[Lines of data]

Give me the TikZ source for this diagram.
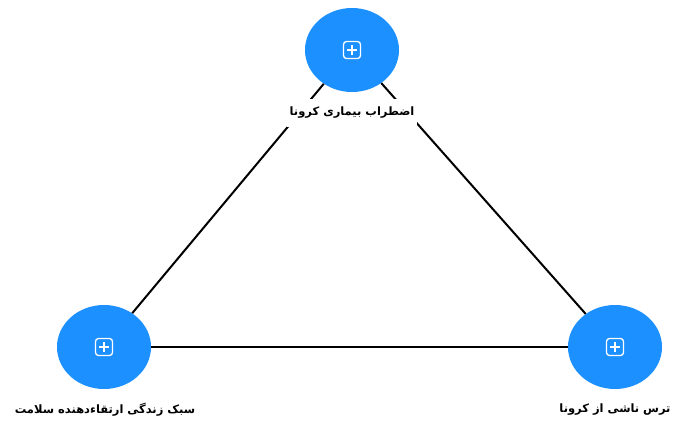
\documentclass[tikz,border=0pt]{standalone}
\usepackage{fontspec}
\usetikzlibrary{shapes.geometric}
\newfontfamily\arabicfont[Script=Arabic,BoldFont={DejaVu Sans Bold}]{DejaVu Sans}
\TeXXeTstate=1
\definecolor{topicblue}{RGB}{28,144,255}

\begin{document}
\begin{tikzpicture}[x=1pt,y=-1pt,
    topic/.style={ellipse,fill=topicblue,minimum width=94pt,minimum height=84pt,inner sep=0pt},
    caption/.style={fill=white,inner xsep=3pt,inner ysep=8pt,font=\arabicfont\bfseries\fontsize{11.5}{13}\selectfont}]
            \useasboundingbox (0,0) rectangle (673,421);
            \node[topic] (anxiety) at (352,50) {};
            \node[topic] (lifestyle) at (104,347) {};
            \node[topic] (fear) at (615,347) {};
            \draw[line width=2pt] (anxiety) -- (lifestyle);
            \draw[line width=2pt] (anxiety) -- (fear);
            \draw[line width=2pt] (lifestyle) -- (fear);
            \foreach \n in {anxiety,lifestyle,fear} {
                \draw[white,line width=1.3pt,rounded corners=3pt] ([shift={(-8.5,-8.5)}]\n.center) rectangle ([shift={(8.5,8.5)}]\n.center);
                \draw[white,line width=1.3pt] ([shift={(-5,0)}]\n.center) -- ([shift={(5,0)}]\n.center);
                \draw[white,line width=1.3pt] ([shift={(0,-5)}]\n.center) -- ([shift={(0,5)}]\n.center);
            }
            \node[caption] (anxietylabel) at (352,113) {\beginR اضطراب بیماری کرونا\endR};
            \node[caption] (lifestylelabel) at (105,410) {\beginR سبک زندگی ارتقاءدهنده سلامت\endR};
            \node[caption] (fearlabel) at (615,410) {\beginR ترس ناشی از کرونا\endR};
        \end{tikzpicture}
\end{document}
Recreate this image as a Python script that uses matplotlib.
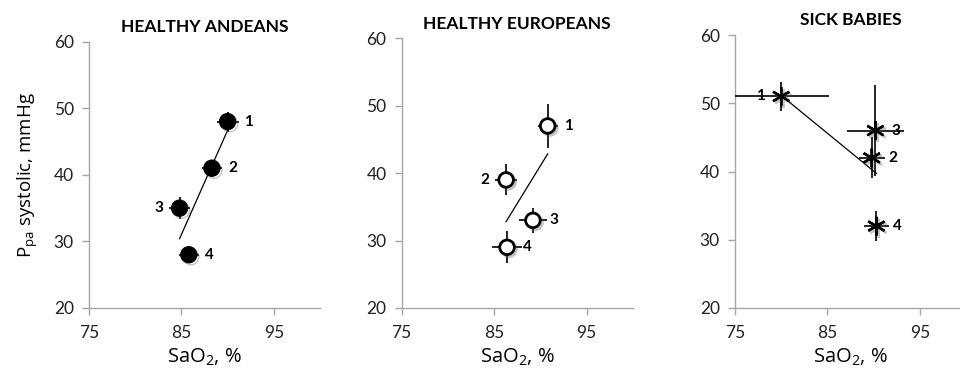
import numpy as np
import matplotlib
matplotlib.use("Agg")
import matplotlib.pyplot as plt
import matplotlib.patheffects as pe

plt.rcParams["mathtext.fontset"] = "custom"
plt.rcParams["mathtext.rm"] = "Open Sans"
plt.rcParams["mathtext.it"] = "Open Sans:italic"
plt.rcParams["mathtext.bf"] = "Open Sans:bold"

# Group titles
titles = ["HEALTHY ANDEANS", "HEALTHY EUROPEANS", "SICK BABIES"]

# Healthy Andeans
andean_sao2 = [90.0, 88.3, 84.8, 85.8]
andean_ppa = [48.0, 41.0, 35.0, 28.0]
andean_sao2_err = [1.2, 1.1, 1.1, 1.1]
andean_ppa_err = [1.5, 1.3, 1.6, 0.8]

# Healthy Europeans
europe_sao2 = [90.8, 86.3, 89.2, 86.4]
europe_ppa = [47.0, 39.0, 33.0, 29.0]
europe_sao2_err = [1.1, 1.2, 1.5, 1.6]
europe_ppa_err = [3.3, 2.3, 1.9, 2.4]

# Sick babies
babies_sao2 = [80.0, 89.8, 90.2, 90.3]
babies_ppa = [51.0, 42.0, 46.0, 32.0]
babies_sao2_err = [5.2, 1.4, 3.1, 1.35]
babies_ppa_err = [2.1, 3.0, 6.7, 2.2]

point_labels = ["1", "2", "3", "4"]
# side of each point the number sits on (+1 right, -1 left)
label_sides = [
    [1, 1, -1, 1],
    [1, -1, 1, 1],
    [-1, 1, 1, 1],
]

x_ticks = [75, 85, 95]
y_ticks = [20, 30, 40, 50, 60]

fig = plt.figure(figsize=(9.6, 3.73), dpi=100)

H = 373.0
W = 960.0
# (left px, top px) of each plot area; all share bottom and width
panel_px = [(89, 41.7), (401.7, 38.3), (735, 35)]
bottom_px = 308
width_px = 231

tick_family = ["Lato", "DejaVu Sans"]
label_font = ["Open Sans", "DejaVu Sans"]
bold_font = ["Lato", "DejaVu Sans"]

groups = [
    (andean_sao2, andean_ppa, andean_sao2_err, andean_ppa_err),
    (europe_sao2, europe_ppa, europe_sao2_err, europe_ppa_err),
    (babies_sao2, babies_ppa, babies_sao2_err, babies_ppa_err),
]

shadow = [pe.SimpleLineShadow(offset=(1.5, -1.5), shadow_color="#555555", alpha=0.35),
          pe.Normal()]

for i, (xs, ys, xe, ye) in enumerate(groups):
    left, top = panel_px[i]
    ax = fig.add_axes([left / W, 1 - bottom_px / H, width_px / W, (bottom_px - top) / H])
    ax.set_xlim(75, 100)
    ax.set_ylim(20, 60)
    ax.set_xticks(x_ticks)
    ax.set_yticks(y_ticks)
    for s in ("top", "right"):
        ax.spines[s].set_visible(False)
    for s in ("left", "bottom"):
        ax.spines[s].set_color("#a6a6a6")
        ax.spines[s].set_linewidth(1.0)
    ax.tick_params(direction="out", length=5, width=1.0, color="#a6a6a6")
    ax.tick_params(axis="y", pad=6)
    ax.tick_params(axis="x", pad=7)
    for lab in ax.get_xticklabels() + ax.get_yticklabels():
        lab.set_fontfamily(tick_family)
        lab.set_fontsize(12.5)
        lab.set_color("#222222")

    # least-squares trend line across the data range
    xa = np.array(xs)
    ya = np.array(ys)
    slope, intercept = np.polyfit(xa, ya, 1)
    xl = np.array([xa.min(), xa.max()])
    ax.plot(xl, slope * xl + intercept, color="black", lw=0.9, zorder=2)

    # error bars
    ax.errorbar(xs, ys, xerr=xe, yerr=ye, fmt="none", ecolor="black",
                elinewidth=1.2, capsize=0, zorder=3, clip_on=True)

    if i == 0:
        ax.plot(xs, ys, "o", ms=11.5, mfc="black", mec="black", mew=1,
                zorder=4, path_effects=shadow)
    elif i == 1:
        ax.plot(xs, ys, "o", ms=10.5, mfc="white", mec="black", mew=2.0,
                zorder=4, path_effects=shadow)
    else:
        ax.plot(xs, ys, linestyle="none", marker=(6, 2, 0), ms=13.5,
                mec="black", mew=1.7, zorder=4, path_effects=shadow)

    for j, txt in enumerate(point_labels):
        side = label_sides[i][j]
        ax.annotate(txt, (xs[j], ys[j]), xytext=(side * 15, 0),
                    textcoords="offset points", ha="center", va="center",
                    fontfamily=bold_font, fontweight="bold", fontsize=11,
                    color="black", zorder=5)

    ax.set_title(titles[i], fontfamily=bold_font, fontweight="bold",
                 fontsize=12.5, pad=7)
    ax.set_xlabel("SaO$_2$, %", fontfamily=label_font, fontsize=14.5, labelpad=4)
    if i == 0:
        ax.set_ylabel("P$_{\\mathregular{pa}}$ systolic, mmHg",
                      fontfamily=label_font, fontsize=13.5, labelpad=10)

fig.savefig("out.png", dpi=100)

== Instructions to follow ==
Reproduce the whole listing word for word, setting aside any pictures.

== The result ==
Give me the TikZ source for this diagram.
\documentclass[tikz,border=0pt]{standalone}
\usepackage{fontspec}
\usetikzlibrary{shapes.geometric}
\newfontfamily\arabicfont[Script=Arabic,BoldFont={DejaVu Sans Bold}]{DejaVu Sans}
\TeXXeTstate=1
\definecolor{topicblue}{RGB}{28,144,255}

\begin{document}
\begin{tikzpicture}[x=1pt,y=-1pt,
    topic/.style={ellipse,fill=topicblue,minimum width=94pt,minimum height=84pt,inner sep=0pt},
    caption/.style={fill=white,inner xsep=3pt,inner ysep=8pt,font=\arabicfont\bfseries\fontsize{11.5}{13}\selectfont}]
            \useasboundingbox (0,0) rectangle (673,421);
            \node[topic] (anxiety) at (352,50) {};
            \node[topic] (lifestyle) at (104,347) {};
            \node[topic] (fear) at (615,347) {};
            \draw[line width=2pt] (anxiety) -- (lifestyle);
            \draw[line width=2pt] (anxiety) -- (fear);
            \draw[line width=2pt] (lifestyle) -- (fear);
            \foreach \n in {anxiety,lifestyle,fear} {
                \draw[white,line width=1.3pt,rounded corners=3pt] ([shift={(-8.5,-8.5)}]\n.center) rectangle ([shift={(8.5,8.5)}]\n.center);
                \draw[white,line width=1.3pt] ([shift={(-5,0)}]\n.center) -- ([shift={(5,0)}]\n.center);
                \draw[white,line width=1.3pt] ([shift={(0,-5)}]\n.center) -- ([shift={(0,5)}]\n.center);
            }
            \node[caption] (anxietylabel) at (352,113) {\beginR اضطراب بیماری کرونا\endR};
            \node[caption] (lifestylelabel) at (105,410) {\beginR سبک زندگی ارتقاءدهنده سلامت\endR};
            \node[caption] (fearlabel) at (615,410) {\beginR ترس ناشی از کرونا\endR};
        \end{tikzpicture}
\end{document}
Recreate this image as a Python script that uses matplotlib.
import numpy as np
import matplotlib
matplotlib.use("Agg")
import matplotlib.pyplot as plt
import matplotlib.patheffects as pe

plt.rcParams["mathtext.fontset"] = "custom"
plt.rcParams["mathtext.rm"] = "Open Sans"
plt.rcParams["mathtext.it"] = "Open Sans:italic"
plt.rcParams["mathtext.bf"] = "Open Sans:bold"

# Group titles
titles = ["HEALTHY ANDEANS", "HEALTHY EUROPEANS", "SICK BABIES"]

# Healthy Andeans
andean_sao2 = [90.0, 88.3, 84.8, 85.8]
andean_ppa = [48.0, 41.0, 35.0, 28.0]
andean_sao2_err = [1.2, 1.1, 1.1, 1.1]
andean_ppa_err = [1.5, 1.3, 1.6, 0.8]

# Healthy Europeans
europe_sao2 = [90.8, 86.3, 89.2, 86.4]
europe_ppa = [47.0, 39.0, 33.0, 29.0]
europe_sao2_err = [1.1, 1.2, 1.5, 1.6]
europe_ppa_err = [3.3, 2.3, 1.9, 2.4]

# Sick babies
babies_sao2 = [80.0, 89.8, 90.2, 90.3]
babies_ppa = [51.0, 42.0, 46.0, 32.0]
babies_sao2_err = [5.2, 1.4, 3.1, 1.35]
babies_ppa_err = [2.1, 3.0, 6.7, 2.2]

point_labels = ["1", "2", "3", "4"]
# side of each point the number sits on (+1 right, -1 left)
label_sides = [
    [1, 1, -1, 1],
    [1, -1, 1, 1],
    [-1, 1, 1, 1],
]

x_ticks = [75, 85, 95]
y_ticks = [20, 30, 40, 50, 60]

fig = plt.figure(figsize=(9.6, 3.73), dpi=100)

H = 373.0
W = 960.0
# (left px, top px) of each plot area; all share bottom and width
panel_px = [(89, 41.7), (401.7, 38.3), (735, 35)]
bottom_px = 308
width_px = 231

tick_family = ["Lato", "DejaVu Sans"]
label_font = ["Open Sans", "DejaVu Sans"]
bold_font = ["Lato", "DejaVu Sans"]

groups = [
    (andean_sao2, andean_ppa, andean_sao2_err, andean_ppa_err),
    (europe_sao2, europe_ppa, europe_sao2_err, europe_ppa_err),
    (babies_sao2, babies_ppa, babies_sao2_err, babies_ppa_err),
]

shadow = [pe.SimpleLineShadow(offset=(1.5, -1.5), shadow_color="#555555", alpha=0.35),
          pe.Normal()]

for i, (xs, ys, xe, ye) in enumerate(groups):
    left, top = panel_px[i]
    ax = fig.add_axes([left / W, 1 - bottom_px / H, width_px / W, (bottom_px - top) / H])
    ax.set_xlim(75, 100)
    ax.set_ylim(20, 60)
    ax.set_xticks(x_ticks)
    ax.set_yticks(y_ticks)
    for s in ("top", "right"):
        ax.spines[s].set_visible(False)
    for s in ("left", "bottom"):
        ax.spines[s].set_color("#a6a6a6")
        ax.spines[s].set_linewidth(1.0)
    ax.tick_params(direction="out", length=5, width=1.0, color="#a6a6a6")
    ax.tick_params(axis="y", pad=6)
    ax.tick_params(axis="x", pad=7)
    for lab in ax.get_xticklabels() + ax.get_yticklabels():
        lab.set_fontfamily(tick_family)
        lab.set_fontsize(12.5)
        lab.set_color("#222222")

    # least-squares trend line across the data range
    xa = np.array(xs)
    ya = np.array(ys)
    slope, intercept = np.polyfit(xa, ya, 1)
    xl = np.array([xa.min(), xa.max()])
    ax.plot(xl, slope * xl + intercept, color="black", lw=0.9, zorder=2)

    # error bars
    ax.errorbar(xs, ys, xerr=xe, yerr=ye, fmt="none", ecolor="black",
                elinewidth=1.2, capsize=0, zorder=3, clip_on=True)

    if i == 0:
        ax.plot(xs, ys, "o", ms=11.5, mfc="black", mec="black", mew=1,
                zorder=4, path_effects=shadow)
    elif i == 1:
        ax.plot(xs, ys, "o", ms=10.5, mfc="white", mec="black", mew=2.0,
                zorder=4, path_effects=shadow)
    else:
        ax.plot(xs, ys, linestyle="none", marker=(6, 2, 0), ms=13.5,
                mec="black", mew=1.7, zorder=4, path_effects=shadow)

    for j, txt in enumerate(point_labels):
        side = label_sides[i][j]
        ax.annotate(txt, (xs[j], ys[j]), xytext=(side * 15, 0),
                    textcoords="offset points", ha="center", va="center",
                    fontfamily=bold_font, fontweight="bold", fontsize=11,
                    color="black", zorder=5)

    ax.set_title(titles[i], fontfamily=bold_font, fontweight="bold",
                 fontsize=12.5, pad=7)
    ax.set_xlabel("SaO$_2$, %", fontfamily=label_font, fontsize=14.5, labelpad=4)
    if i == 0:
        ax.set_ylabel("P$_{\\mathregular{pa}}$ systolic, mmHg",
                      fontfamily=label_font, fontsize=13.5, labelpad=10)

fig.savefig("out.png", dpi=100)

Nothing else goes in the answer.